▶ **Task instructions**: Return all the entries exactly, keeping pictures out.

▶ **Input data**:
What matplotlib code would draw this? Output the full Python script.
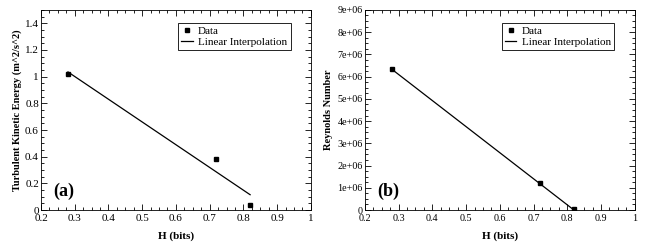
import matplotlib.pyplot as plt
from matplotlib.ticker import MultipleLocator

# (a) turbulent kinetic energy vs entropy
h_data = [0.28, 0.72, 0.82]
tke_data = [1.02, 0.38, 0.035]
tke_line_x = [0.28, 0.82]
tke_line_y = [1.035, 0.115]

# (b) reynolds number vs entropy
re_data = [6.35e6, 1.2e6, 0.05e6]
re_line_x = [0.28, 0.82]
re_line_y = [6.33e6, 0.0]

x_ticks = [0.2, 0.3, 0.4, 0.5, 0.6, 0.7, 0.8, 0.9, 1.0]
x_labels = ['0.2', '0.3', '0.4', '0.5', '0.6', '0.7', '0.8', '0.9', '1']
tke_ticks = [0, 0.2, 0.4, 0.6, 0.8, 1.0, 1.2, 1.4]
tke_labels = ['0', '0.2', '0.4', '0.6', '0.8', '1', '1.2', '1.4']
re_ticks = [0, 1e6, 2e6, 3e6, 4e6, 5e6, 6e6, 7e6, 8e6, 9e6]
re_labels = ['0', '1e+06', '2e+06', '3e+06', '4e+06', '5e+06',
             '6e+06', '7e+06', '8e+06', '9e+06']

plt.rcParams['font.family'] = ['Liberation Serif', 'DejaVu Serif']
plt.rcParams['font.size'] = 8

fig = plt.figure(figsize=(6.47, 2.48), dpi=100)
ax1 = fig.add_axes([0.0634, 0.153, 0.417, 0.807])
ax2 = fig.add_axes([0.564, 0.153, 0.417, 0.807])


def style(ax, tick_size):
    ax.set_xlim(0.2, 1.0)
    ax.xaxis.set_minor_locator(MultipleLocator(0.025))
    ax.set_xticks(x_ticks)
    ax.set_xticklabels(x_labels)
    ax.tick_params(which='both', direction='in', top=True, right=True,
                   width=0.6, pad=1.5, labelsize=tick_size)
    ax.tick_params(axis='x', pad=3)
    ax.tick_params(which='major', length=4)
    ax.tick_params(which='minor', length=2)
    for s in ax.spines.values():
        s.set_linewidth(0.6)
    ax.set_xlabel('H (bits)', fontweight='bold', fontsize=8, labelpad=6)
    leg = ax.legend(loc='upper right', fancybox=False, edgecolor='black',
                    framealpha=1, handlelength=1.0, handletextpad=0.5,
                    fontsize=8, borderpad=0.3, labelspacing=0.1,
                    borderaxespad=0, bbox_to_anchor=(0.925, 0.935))
    leg.get_frame().set_linewidth(0.6)


# panel a
ax1.plot(h_data, tke_data, 's', color='black', markersize=3.2, label='Data')
ax1.plot(tke_line_x, tke_line_y, '-', color='black', linewidth=0.9,
         label='Linear Interpolation')
style(ax1, 8)
ax1.set_ylim(0, 1.5)
ax1.yaxis.set_minor_locator(MultipleLocator(0.05))
ax1.set_yticks(tke_ticks)
ax1.set_yticklabels(tke_labels)
ax1.set_ylabel('Turbulent Kinetic Energy (m^2/s^2)', fontweight='bold',
               fontsize=7.5, labelpad=2)
ax1.text(0.267, 0.14, '(a)', fontsize=13, fontweight='bold',
         ha='center', va='center')

# panel b
ax2.plot(h_data, re_data, 's', color='black', markersize=3.2, label='Data')
ax2.plot(re_line_x, re_line_y, '-', color='black', linewidth=0.9,
         label='Linear Interpolation')
style(ax2, 7.3)
ax2.set_ylim(0, 9e6)
ax2.yaxis.set_minor_locator(MultipleLocator(0.25e6))
ax2.set_yticks(re_ticks)
ax2.set_yticklabels(re_labels)
ax2.set_ylabel('Reynolds Number', fontweight='bold', fontsize=7.5, labelpad=3)
ax2.text(0.27, 0.82e6, '(b)', fontsize=13, fontweight='bold',
         ha='center', va='center')

plt.savefig('out.png', dpi=100)
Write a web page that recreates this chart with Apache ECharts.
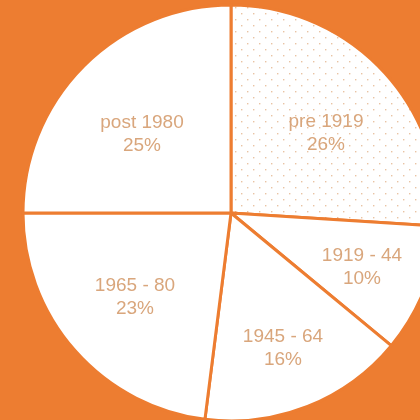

▶ **Task answer**:
What matplotlib code would draw this? Output the full Python script.
import matplotlib.pyplot as plt
from matplotlib.ticker import MultipleLocator

# (a) turbulent kinetic energy vs entropy
h_data = [0.28, 0.72, 0.82]
tke_data = [1.02, 0.38, 0.035]
tke_line_x = [0.28, 0.82]
tke_line_y = [1.035, 0.115]

# (b) reynolds number vs entropy
re_data = [6.35e6, 1.2e6, 0.05e6]
re_line_x = [0.28, 0.82]
re_line_y = [6.33e6, 0.0]

x_ticks = [0.2, 0.3, 0.4, 0.5, 0.6, 0.7, 0.8, 0.9, 1.0]
x_labels = ['0.2', '0.3', '0.4', '0.5', '0.6', '0.7', '0.8', '0.9', '1']
tke_ticks = [0, 0.2, 0.4, 0.6, 0.8, 1.0, 1.2, 1.4]
tke_labels = ['0', '0.2', '0.4', '0.6', '0.8', '1', '1.2', '1.4']
re_ticks = [0, 1e6, 2e6, 3e6, 4e6, 5e6, 6e6, 7e6, 8e6, 9e6]
re_labels = ['0', '1e+06', '2e+06', '3e+06', '4e+06', '5e+06',
             '6e+06', '7e+06', '8e+06', '9e+06']

plt.rcParams['font.family'] = ['Liberation Serif', 'DejaVu Serif']
plt.rcParams['font.size'] = 8

fig = plt.figure(figsize=(6.47, 2.48), dpi=100)
ax1 = fig.add_axes([0.0634, 0.153, 0.417, 0.807])
ax2 = fig.add_axes([0.564, 0.153, 0.417, 0.807])


def style(ax, tick_size):
    ax.set_xlim(0.2, 1.0)
    ax.xaxis.set_minor_locator(MultipleLocator(0.025))
    ax.set_xticks(x_ticks)
    ax.set_xticklabels(x_labels)
    ax.tick_params(which='both', direction='in', top=True, right=True,
                   width=0.6, pad=1.5, labelsize=tick_size)
    ax.tick_params(axis='x', pad=3)
    ax.tick_params(which='major', length=4)
    ax.tick_params(which='minor', length=2)
    for s in ax.spines.values():
        s.set_linewidth(0.6)
    ax.set_xlabel('H (bits)', fontweight='bold', fontsize=8, labelpad=6)
    leg = ax.legend(loc='upper right', fancybox=False, edgecolor='black',
                    framealpha=1, handlelength=1.0, handletextpad=0.5,
                    fontsize=8, borderpad=0.3, labelspacing=0.1,
                    borderaxespad=0, bbox_to_anchor=(0.925, 0.935))
    leg.get_frame().set_linewidth(0.6)


# panel a
ax1.plot(h_data, tke_data, 's', color='black', markersize=3.2, label='Data')
ax1.plot(tke_line_x, tke_line_y, '-', color='black', linewidth=0.9,
         label='Linear Interpolation')
style(ax1, 8)
ax1.set_ylim(0, 1.5)
ax1.yaxis.set_minor_locator(MultipleLocator(0.05))
ax1.set_yticks(tke_ticks)
ax1.set_yticklabels(tke_labels)
ax1.set_ylabel('Turbulent Kinetic Energy (m^2/s^2)', fontweight='bold',
               fontsize=7.5, labelpad=2)
ax1.text(0.267, 0.14, '(a)', fontsize=13, fontweight='bold',
         ha='center', va='center')

# panel b
ax2.plot(h_data, re_data, 's', color='black', markersize=3.2, label='Data')
ax2.plot(re_line_x, re_line_y, '-', color='black', linewidth=0.9,
         label='Linear Interpolation')
style(ax2, 7.3)
ax2.set_ylim(0, 9e6)
ax2.yaxis.set_minor_locator(MultipleLocator(0.25e6))
ax2.set_yticks(re_ticks)
ax2.set_yticklabels(re_labels)
ax2.set_ylabel('Reynolds Number', fontweight='bold', fontsize=7.5, labelpad=3)
ax2.text(0.27, 0.82e6, '(b)', fontsize=13, fontweight='bold',
         ha='center', va='center')

plt.savefig('out.png', dpi=100)
Write a web page that recreates this chart with Apache ECharts.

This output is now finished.